╔══

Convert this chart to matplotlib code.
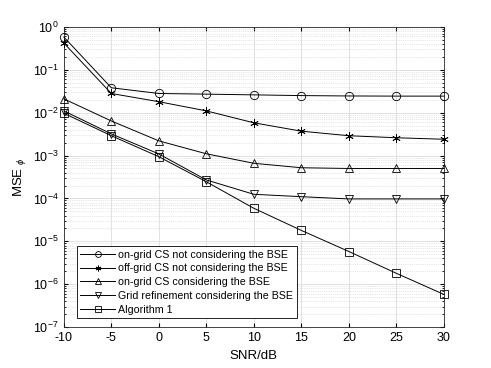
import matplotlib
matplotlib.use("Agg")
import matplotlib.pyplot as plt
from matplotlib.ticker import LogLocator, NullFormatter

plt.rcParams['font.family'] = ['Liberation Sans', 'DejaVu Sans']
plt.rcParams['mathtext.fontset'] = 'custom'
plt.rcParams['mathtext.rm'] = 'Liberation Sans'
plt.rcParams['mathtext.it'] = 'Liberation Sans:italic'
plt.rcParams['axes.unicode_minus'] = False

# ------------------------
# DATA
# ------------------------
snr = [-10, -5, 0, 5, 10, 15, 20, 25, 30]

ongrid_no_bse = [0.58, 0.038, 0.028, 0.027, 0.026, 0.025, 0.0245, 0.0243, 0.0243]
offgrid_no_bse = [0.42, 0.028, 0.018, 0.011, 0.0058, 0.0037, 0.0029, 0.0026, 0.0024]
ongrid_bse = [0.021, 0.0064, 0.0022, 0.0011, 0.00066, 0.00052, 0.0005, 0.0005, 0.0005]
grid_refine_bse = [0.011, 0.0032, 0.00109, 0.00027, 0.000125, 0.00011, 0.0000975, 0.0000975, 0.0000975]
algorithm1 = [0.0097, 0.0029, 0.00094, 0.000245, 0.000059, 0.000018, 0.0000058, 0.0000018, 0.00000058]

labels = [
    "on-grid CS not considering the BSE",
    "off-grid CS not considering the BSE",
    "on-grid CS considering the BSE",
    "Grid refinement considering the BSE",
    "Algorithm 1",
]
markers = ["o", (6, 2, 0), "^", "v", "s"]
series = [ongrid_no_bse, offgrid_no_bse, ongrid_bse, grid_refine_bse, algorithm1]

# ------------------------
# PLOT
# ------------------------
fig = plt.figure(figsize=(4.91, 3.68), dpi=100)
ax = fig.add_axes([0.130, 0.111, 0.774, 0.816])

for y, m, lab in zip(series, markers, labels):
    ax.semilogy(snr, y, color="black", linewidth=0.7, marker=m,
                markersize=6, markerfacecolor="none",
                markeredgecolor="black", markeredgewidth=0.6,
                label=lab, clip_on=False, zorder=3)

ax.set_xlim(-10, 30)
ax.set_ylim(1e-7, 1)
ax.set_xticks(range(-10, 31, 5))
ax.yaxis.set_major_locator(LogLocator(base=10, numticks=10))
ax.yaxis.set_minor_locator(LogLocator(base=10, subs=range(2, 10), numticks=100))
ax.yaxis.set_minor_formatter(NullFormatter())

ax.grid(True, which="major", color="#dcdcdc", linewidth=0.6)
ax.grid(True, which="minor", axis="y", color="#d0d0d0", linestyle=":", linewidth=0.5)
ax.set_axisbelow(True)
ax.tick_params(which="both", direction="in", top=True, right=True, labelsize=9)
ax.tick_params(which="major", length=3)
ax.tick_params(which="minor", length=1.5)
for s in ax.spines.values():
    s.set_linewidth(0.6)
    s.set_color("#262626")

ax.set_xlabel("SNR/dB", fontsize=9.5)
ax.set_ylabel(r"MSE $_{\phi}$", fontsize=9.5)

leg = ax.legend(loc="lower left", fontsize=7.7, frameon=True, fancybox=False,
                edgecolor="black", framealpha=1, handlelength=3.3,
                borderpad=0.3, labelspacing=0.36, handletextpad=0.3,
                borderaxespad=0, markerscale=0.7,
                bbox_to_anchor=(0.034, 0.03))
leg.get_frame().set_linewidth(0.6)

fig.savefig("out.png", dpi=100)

╚══

### Given instruction:
Each line holding "matplotlib" must be found and copied.

### Result of this task:
Convert this chart to matplotlib code.
import matplotlib
matplotlib.use("Agg")
import matplotlib.pyplot as plt
from matplotlib.ticker import LogLocator, NullFormatter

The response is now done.